Oui, mais ce n'est pas une solution "Gentoo", dans le sens où l'on contourne le gestionnaire de paquets, qui a "normalement" tout ce qu'il faut. Sauf que ce n'est pas une Gentoo mais un ersatz mal fâmé qui fait honte à notre distribution favorite.

----------

## guilc

Vu l'age de l'arbre de la "Gentoo" OVH, je dirais que ce qui va marcher, c'est "emerge sun-jdk". icedtea est "un brin" trop récent pour la version OVH

----------

## xaviermiller

Même pas ! La version de "Sun" ne sera plus disponible et ne passera pas.

----------

## sebB

Il peux le tenter. le emerge jre

Chez ovh ils sont pas c.. au point de laisser un ebuild obsolète?
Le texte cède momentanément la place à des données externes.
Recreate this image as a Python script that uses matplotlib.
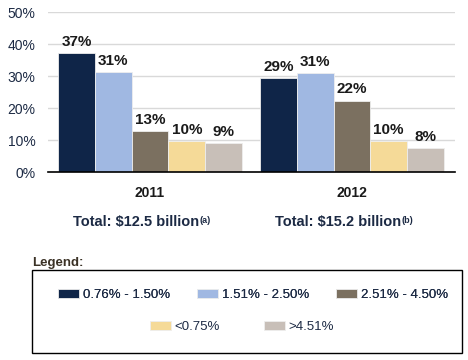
import numpy as np
import matplotlib.pyplot as plt
from matplotlib.patches import Rectangle

plt.rcParams['font.family'] = ['Liberation Sans', 'DejaVu Sans']

years = ['2011', '2012']
totals = ['Total: $12.5 billion', 'Total: $15.2 billion']
notes = ['(a)', '(b)']
categories = ['0.76% - 1.50%', '1.51% - 2.50%', '2.51% - 4.50%', '<0.75%', '>4.51%']
values = [
    [37.2, 31.1, 12.9, 9.6, 9.1],   # 2011
    [29.3, 31.0, 22.3, 9.7, 7.6],   # 2012
]
labels = [
    ['37%', '31%', '13%', '10%', '9%'],
    ['29%', '31%', '22%', '10%', '8%'],
]
colors = ['#0f2548', '#a0b8e2', '#7b7060', '#f5da98', '#c8bfb8']

text_col = '#1c2a44'

fig = plt.figure(figsize=(4.68, 3.6), dpi=100)
ax = fig.add_axes([48 / 468, 1 - 172 / 360, 407 / 468, 160 / 360])

x = np.arange(len(years))
w = 0.182
handles = []
for i, cat in enumerate(categories):
    pos = x + (i - 2) * w
    vals = [values[g][i] for g in range(len(years))]
    bars = ax.bar(pos, vals, width=w, color=colors[i], edgecolor='#eeeeee',
                  linewidth=0.6, label=cat, zorder=3)
    handles.append(bars)
    for g, b in enumerate(bars):
        ax.annotate(labels[g][i], (b.get_x() + b.get_width() / 2, b.get_height()),
                    xytext=(0, 3), textcoords='offset points', ha='center', va='bottom',
                    fontsize=11, fontweight='bold', color='#1a1a1a')

ax.set_xlim(-0.505, 1.51)
ax.set_ylim(0, 50)
ax.set_yticks(range(0, 51, 10))
ax.set_yticklabels([f'{v}%' for v in range(0, 51, 10)], fontsize=10, color=text_col)
ax.tick_params(axis='y', length=0, pad=9)
ax.set_xticks([])
ax.grid(axis='y', color='#d9d9d9', linewidth=1, zorder=0)
for s in ['top', 'right', 'left']:
    ax.spines[s].set_visible(False)
ax.spines['bottom'].set_color('black')
ax.spines['bottom'].set_linewidth(1.2)
ax.spines['bottom'].set_zorder(4)

# group labels under the axis
for g, yr in enumerate(years):
    ax.text(x[g], -21 / 32 * 10, yr, ha='center', va='center', fontsize=10,
            fontweight='bold', color='#1a1a1a')
    t = ax.text(x[g] - 0.068, -50 / 32 * 10, totals[g], ha='center', va='center',
                fontsize=10.5, fontweight='bold', color=text_col)
    ax.annotate(notes[g], xy=(1.0, 0.95), xycoords=t, ha='left', va='top',
                fontsize=6.5, fontweight='bold', color=text_col)

# legend box
fig.text(32 / 468, 1 - 263 / 360, 'Legend:', fontsize=9.5, fontweight='bold',
         color='#3b3226', ha='left', va='center')
fig.patches.append(Rectangle((32 / 468, 1 - 353 / 360), 430 / 468, 83 / 360,
                             transform=fig.transFigure, fill=False,
                             edgecolor='black', linewidth=1))

leg1 = fig.legend(handles[:3], categories[:3], ncol=3, frameon=False,
                  loc='center', bbox_to_anchor=(253 / 468, 1 - 295 / 360),
                  fontsize=9.5, handlelength=1.6, handleheight=0.75,
                  handletextpad=0.3, columnspacing=2.0, labelcolor=text_col)
leg2 = fig.legend(handles[3:], categories[3:], ncol=2, frameon=False,
                  loc='center', bbox_to_anchor=(242 / 468, 1 - 327 / 360),
                  fontsize=9.5, handlelength=1.6, handleheight=0.75,
                  handletextpad=0.3, columnspacing=3.3, labelcolor=text_col)
fig.add_artist(leg1)

fig.savefig('out.png', dpi=100)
Ils l'ont au moins modifié pour récupérer les sources sur un de leur serveur si le fichier n'est plus sur sun?

Me tromperais-je?

----------

## guilc

Ouh là, vu le suivi et la qualité de la "Release R2", tu présupposes beaucoup  :Wink: 

J'ai jamais compris comment ils osent proposer ce machin là

----------

## xaviermiller

Et moi, je sens que je vais lancer un nouveau troll, leur demandant si Gentoo ne devrait pas demander à OVH de ne plus utiliser le terme Gentoo, car leur utilisation nuit à l'image de Gentoo.

----------